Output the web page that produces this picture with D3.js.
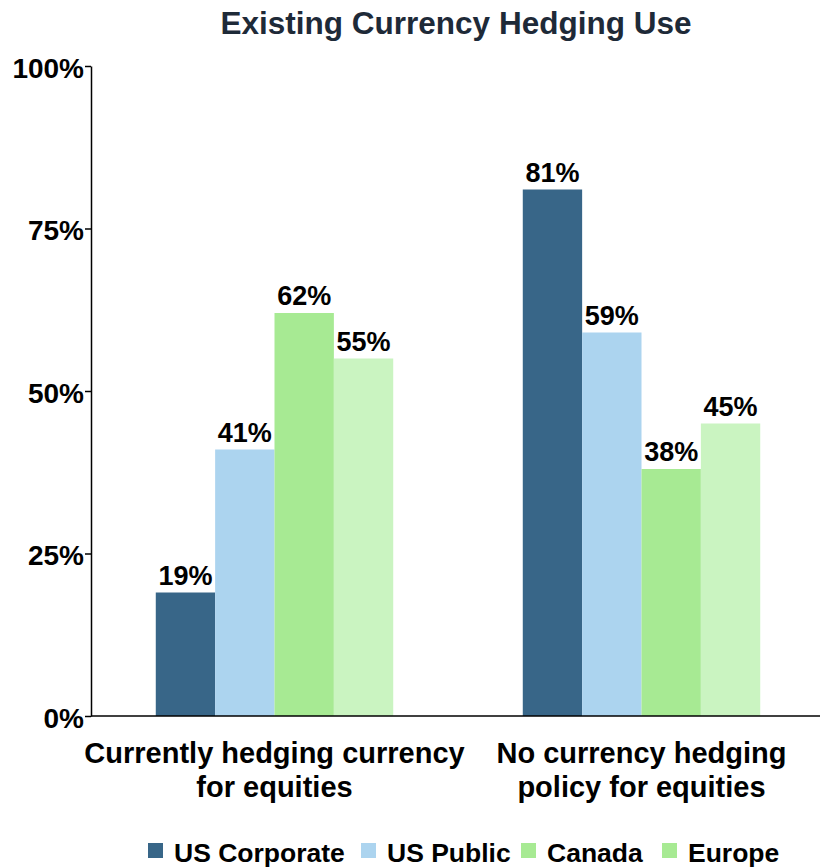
<!DOCTYPE html>
<html><head><meta charset="utf-8">
<script src="https://cdn.jsdelivr.net/npm/d3@7"></script>
<style>body{margin:0;background:#fff;} text{font-family:"Liberation Sans",Arial,sans-serif;font-weight:bold;}</style>
</head><body>
<svg id="chart" width="820" height="867"></svg>
<script>
const categories = [["Currently hedging currency","for equities"],["No currency hedging","policy for equities"]];
const seriesNames = ["US Corporate","US Public","Canada","Europe"];
const usCorporate = [19, 81];
const usPublic = [41, 59];
const canada = [62, 38];
const europe = [55, 45];
const yTicks = [0, 25, 50, 75, 100];
const colors = ["#386688","#acd4ef","#a7ea93","#caf4c1"];
const legendColors = ["#386688","#acd4ef","#a7ea93","#a7ea93"];

const series = [usCorporate, usPublic, canada, europe];
const svg = d3.select("#chart");
const y = d3.scaleLinear().domain([0,100]).range([716,66]);
const x0 = d3.scaleBand().domain(d3.range(categories.length)).range([91,825]).paddingInner(0.353).paddingOuter(0.1765);
const x1 = d3.scaleBand().domain(d3.range(series.length)).range([0, x0.bandwidth()]);

svg.append("text").attr("x",456).attr("y",34).attr("text-anchor","middle")
  .attr("font-size",31.5).attr("fill","#1e2a38").text("Existing Currency Hedging Use");

const yAxis = svg.append("g").attr("transform","translate(91,0)")
  .call(d3.axisLeft(y).tickValues(yTicks).tickFormat(d=>d+"%").tickSize(6).tickSizeOuter(0));
yAxis.select(".domain").attr("stroke","#000").attr("stroke-width",1.5);
yAxis.selectAll(".tick line").attr("stroke","#000").attr("stroke-width",1.5);
yAxis.selectAll(".tick text").attr("font-size",28).attr("fill","#000").attr("x",-7).attr("dy","0.4em")
  .style("font-family","Liberation Sans, Arial, sans-serif").style("font-weight","bold");

series.forEach((vals, si) => {
  const g = svg.append("g");
  vals.forEach((v, ci) => {
    const bx = x0(ci) + x1(si);
    g.append("rect").attr("x",bx).attr("y",y(v)).attr("width",x1.bandwidth()).attr("height",y(0)-y(v)).attr("fill",colors[si]);
    g.append("text").attr("x",bx + x1.bandwidth()/2).attr("y",y(v)-8).attr("text-anchor","middle")
      .attr("font-size",27).attr("fill","#000").text(v+"%");
  });
});

svg.append("line").attr("x1",91).attr("x2",820).attr("y1",y(0)).attr("y2",y(0)).attr("stroke","#000").attr("stroke-width",1.5);

categories.forEach((lines, ci) => {
  const cx = x0(ci)+x0.bandwidth()/2;
  const t = svg.append("text").attr("x", cx).attr("y",763).attr("text-anchor","middle")
    .attr("font-size",29).attr("fill","#000");
  lines.forEach((l,i)=> t.append("tspan").attr("x",cx).attr("dy", i? 34:0).text(l));
});

const legendX = [148, 361, 521, 662];
seriesNames.forEach((n,i)=>{
  svg.append("rect").attr("x",legendX[i]).attr("y",843).attr("width",15).attr("height",15).attr("fill",legendColors[i]);
  svg.append("text").attr("x",legendX[i]+26).attr("y",862).attr("font-size",26.5).attr("fill","#000").text(n);
});
</script>
</body></html>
-------------------------
**What you will do:** Reproduce all of the material exactly, apart from the pictures.

**Full answer:**
Output the web page that produces this picture with D3.js.
<!DOCTYPE html>
<html><head><meta charset="utf-8">
<script src="https://cdn.jsdelivr.net/npm/d3@7"></script>
<style>body{margin:0;background:#fff;} text{font-family:"Liberation Sans",Arial,sans-serif;font-weight:bold;}</style>
</head><body>
<svg id="chart" width="820" height="867"></svg>
<script>
const categories = [["Currently hedging currency","for equities"],["No currency hedging","policy for equities"]];
const seriesNames = ["US Corporate","US Public","Canada","Europe"];
const usCorporate = [19, 81];
const usPublic = [41, 59];
const canada = [62, 38];
const europe = [55, 45];
const yTicks = [0, 25, 50, 75, 100];
const colors = ["#386688","#acd4ef","#a7ea93","#caf4c1"];
const legendColors = ["#386688","#acd4ef","#a7ea93","#a7ea93"];

const series = [usCorporate, usPublic, canada, europe];
const svg = d3.select("#chart");
const y = d3.scaleLinear().domain([0,100]).range([716,66]);
const x0 = d3.scaleBand().domain(d3.range(categories.length)).range([91,825]).paddingInner(0.353).paddingOuter(0.1765);
const x1 = d3.scaleBand().domain(d3.range(series.length)).range([0, x0.bandwidth()]);

svg.append("text").attr("x",456).attr("y",34).attr("text-anchor","middle")
  .attr("font-size",31.5).attr("fill","#1e2a38").text("Existing Currency Hedging Use");

const yAxis = svg.append("g").attr("transform","translate(91,0)")
  .call(d3.axisLeft(y).tickValues(yTicks).tickFormat(d=>d+"%").tickSize(6).tickSizeOuter(0));
yAxis.select(".domain").attr("stroke","#000").attr("stroke-width",1.5);
yAxis.selectAll(".tick line").attr("stroke","#000").attr("stroke-width",1.5);
yAxis.selectAll(".tick text").attr("font-size",28).attr("fill","#000").attr("x",-7).attr("dy","0.4em")
  .style("font-family","Liberation Sans, Arial, sans-serif").style("font-weight","bold");

series.forEach((vals, si) => {
  const g = svg.append("g");
  vals.forEach((v, ci) => {
    const bx = x0(ci) + x1(si);
    g.append("rect").attr("x",bx).attr("y",y(v)).attr("width",x1.bandwidth()).attr("height",y(0)-y(v)).attr("fill",colors[si]);
    g.append("text").attr("x",bx + x1.bandwidth()/2).attr("y",y(v)-8).attr("text-anchor","middle")
      .attr("font-size",27).attr("fill","#000").text(v+"%");
  });
});

svg.append("line").attr("x1",91).attr("x2",820).attr("y1",y(0)).attr("y2",y(0)).attr("stroke","#000").attr("stroke-width",1.5);

categories.forEach((lines, ci) => {
  const cx = x0(ci)+x0.bandwidth()/2;
  const t = svg.append("text").attr("x", cx).attr("y",763).attr("text-anchor","middle")
    .attr("font-size",29).attr("fill","#000");
  lines.forEach((l,i)=> t.append("tspan").attr("x",cx).attr("dy", i? 34:0).text(l));
});

const legendX = [148, 361, 521, 662];
seriesNames.forEach((n,i)=>{
  svg.append("rect").attr("x",legendX[i]).attr("y",843).attr("width",15).attr("height",15).attr("fill",legendColors[i]);
  svg.append("text").attr("x",legendX[i]+26).attr("y",862).attr("font-size",26.5).attr("fill","#000").text(n);
});
</script>
</body></html>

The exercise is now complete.